Your instructions
Filter the records below and copy every line containing the word "matplotlib".

Supplied data
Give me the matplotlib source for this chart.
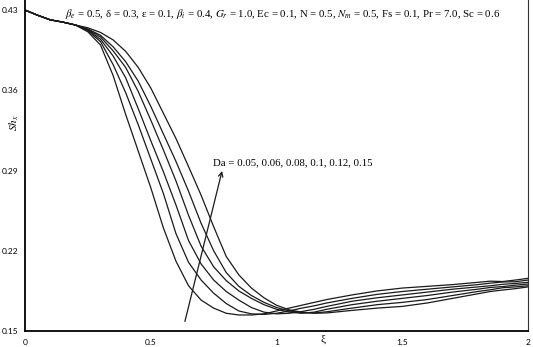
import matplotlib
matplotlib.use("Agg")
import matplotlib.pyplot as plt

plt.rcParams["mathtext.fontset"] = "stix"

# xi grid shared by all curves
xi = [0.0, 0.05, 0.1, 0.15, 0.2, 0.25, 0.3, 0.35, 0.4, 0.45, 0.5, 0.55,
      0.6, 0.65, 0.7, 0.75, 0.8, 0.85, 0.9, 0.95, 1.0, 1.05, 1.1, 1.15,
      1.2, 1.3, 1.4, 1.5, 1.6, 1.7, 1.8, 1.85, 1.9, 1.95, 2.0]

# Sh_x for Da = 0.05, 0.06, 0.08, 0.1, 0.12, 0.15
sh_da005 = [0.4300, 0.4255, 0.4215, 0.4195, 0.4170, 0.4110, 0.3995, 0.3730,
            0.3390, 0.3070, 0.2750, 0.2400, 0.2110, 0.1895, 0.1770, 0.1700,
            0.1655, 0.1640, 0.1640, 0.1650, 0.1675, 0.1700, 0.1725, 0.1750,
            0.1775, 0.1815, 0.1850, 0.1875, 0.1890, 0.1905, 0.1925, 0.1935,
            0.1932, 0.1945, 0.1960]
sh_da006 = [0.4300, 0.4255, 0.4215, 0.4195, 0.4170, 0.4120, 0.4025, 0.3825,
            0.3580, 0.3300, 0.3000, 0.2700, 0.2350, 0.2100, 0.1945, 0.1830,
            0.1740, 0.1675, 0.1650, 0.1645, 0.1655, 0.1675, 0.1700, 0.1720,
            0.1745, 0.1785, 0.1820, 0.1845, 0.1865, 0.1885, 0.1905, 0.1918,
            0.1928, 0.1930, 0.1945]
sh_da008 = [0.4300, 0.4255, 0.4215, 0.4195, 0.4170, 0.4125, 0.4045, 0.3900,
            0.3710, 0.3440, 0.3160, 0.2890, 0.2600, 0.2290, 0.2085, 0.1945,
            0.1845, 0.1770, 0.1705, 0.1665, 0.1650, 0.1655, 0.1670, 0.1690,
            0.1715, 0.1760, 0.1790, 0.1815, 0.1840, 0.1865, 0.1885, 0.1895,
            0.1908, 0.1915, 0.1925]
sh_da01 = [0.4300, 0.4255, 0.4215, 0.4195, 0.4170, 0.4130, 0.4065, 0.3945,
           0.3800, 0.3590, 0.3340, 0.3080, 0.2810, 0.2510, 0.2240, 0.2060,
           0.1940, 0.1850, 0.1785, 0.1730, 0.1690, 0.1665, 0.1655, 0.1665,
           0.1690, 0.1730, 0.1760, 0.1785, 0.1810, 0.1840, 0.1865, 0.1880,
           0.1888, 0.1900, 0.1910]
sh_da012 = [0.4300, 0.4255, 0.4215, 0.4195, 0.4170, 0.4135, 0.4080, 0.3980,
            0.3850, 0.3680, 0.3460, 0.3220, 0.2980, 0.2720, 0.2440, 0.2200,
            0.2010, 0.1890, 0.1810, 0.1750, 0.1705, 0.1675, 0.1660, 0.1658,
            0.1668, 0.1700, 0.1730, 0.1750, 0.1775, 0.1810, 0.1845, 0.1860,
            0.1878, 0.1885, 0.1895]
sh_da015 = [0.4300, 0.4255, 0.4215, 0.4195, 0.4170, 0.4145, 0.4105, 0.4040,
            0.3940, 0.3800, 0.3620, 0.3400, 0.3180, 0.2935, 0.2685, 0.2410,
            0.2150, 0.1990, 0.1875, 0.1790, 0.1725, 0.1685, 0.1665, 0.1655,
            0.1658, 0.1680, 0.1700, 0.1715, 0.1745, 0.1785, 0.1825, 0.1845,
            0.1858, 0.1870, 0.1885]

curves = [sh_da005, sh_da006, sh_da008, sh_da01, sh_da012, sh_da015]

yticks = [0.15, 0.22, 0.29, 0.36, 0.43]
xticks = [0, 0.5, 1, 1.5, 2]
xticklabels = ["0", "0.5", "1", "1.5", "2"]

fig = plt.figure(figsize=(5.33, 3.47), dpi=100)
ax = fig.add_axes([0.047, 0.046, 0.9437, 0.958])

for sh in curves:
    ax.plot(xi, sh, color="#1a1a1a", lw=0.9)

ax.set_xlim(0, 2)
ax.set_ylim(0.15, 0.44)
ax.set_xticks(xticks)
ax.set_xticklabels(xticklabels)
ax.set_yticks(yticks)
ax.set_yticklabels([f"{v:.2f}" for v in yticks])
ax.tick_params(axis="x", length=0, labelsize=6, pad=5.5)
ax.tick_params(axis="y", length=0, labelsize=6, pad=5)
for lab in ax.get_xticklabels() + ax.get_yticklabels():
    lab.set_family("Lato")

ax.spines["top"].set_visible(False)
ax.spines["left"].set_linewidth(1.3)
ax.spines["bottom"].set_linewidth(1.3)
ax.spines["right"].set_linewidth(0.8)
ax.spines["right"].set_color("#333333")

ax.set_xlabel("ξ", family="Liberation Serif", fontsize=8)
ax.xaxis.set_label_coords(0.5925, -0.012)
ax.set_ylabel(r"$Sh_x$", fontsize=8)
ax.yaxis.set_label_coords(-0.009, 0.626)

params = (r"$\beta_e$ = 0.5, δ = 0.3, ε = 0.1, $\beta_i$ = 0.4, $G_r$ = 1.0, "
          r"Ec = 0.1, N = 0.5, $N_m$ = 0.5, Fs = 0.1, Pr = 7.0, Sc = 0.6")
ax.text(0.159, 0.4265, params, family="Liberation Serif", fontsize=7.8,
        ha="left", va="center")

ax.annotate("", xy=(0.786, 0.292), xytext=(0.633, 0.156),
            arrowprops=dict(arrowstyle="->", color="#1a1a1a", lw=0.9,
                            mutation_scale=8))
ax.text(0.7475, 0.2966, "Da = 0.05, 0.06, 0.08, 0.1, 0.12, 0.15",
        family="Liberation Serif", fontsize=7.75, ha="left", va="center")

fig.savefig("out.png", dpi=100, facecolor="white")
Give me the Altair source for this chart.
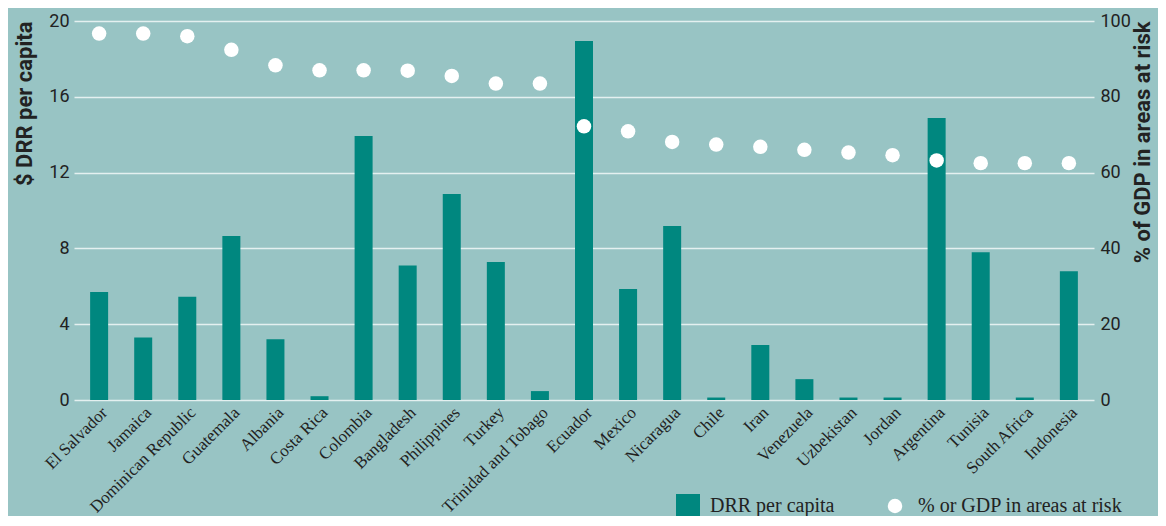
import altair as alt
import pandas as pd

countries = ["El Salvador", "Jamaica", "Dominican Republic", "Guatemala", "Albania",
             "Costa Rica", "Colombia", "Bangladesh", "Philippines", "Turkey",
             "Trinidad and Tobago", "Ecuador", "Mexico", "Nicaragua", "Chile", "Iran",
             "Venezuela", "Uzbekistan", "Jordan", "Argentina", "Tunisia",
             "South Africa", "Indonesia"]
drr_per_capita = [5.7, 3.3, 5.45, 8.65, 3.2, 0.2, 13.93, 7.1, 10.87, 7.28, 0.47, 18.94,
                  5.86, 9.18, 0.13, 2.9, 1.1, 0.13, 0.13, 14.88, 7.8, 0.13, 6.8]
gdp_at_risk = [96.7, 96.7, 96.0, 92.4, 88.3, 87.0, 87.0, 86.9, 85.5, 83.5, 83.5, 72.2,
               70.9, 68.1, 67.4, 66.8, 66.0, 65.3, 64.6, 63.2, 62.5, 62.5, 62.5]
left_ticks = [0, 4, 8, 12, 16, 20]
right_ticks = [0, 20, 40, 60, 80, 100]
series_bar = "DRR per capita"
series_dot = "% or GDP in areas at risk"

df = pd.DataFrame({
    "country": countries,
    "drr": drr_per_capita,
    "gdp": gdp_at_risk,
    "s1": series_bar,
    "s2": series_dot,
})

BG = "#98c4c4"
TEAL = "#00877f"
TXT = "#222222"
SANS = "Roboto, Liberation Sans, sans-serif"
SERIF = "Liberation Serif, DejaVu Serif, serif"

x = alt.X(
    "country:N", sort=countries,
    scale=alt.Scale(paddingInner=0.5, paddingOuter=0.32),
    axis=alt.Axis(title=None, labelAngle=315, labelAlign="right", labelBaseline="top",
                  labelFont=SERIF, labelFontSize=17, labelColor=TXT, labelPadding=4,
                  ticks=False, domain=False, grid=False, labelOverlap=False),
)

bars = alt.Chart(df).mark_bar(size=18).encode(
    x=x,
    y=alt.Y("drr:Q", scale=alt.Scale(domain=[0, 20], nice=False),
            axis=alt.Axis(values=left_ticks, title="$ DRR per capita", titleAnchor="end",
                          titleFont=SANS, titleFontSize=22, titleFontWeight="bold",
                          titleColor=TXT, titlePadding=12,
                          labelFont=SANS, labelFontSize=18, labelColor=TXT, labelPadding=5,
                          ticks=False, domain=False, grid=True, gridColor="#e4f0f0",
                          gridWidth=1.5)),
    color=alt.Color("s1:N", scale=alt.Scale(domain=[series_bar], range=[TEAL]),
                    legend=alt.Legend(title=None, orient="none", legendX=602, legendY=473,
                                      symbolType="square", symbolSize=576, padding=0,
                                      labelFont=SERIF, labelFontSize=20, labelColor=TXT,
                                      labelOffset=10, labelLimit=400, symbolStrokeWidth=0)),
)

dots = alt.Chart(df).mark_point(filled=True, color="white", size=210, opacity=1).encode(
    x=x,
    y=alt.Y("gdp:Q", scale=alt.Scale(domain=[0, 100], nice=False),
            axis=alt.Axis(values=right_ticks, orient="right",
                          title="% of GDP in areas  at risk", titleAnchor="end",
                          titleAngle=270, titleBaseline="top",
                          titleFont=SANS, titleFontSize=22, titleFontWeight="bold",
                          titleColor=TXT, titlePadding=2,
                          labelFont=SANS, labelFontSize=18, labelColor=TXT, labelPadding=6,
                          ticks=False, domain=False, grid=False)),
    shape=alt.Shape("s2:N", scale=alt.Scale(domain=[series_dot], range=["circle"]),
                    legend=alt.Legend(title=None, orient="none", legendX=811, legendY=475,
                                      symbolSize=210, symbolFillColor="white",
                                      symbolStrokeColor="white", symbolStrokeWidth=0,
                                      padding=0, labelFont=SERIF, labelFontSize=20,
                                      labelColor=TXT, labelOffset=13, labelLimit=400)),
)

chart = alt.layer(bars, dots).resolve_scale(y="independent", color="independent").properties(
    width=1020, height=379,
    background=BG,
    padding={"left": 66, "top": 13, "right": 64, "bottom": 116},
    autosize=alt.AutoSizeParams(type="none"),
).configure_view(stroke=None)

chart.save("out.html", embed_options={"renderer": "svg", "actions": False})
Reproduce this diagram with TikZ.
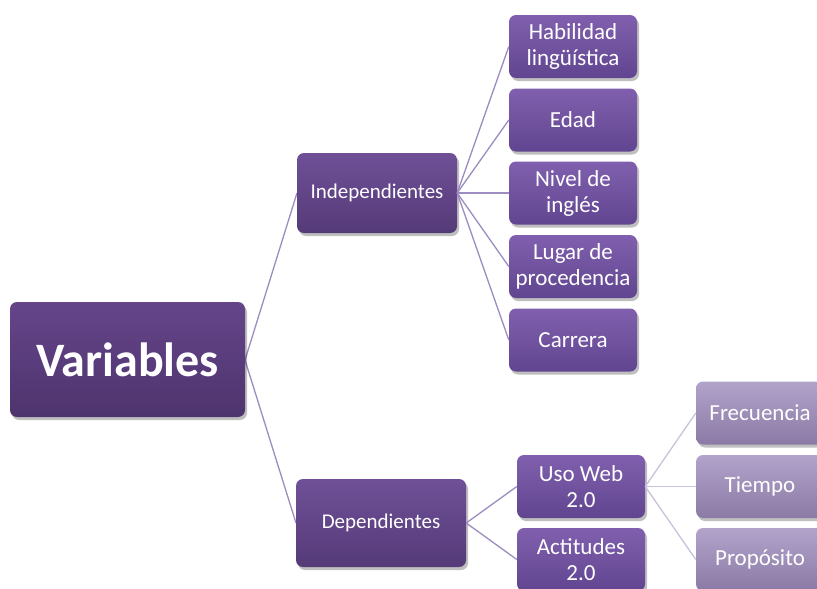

Reply to the exercise
Give me the matplotlib source for this chart.
import matplotlib
matplotlib.use("Agg")
import matplotlib.pyplot as plt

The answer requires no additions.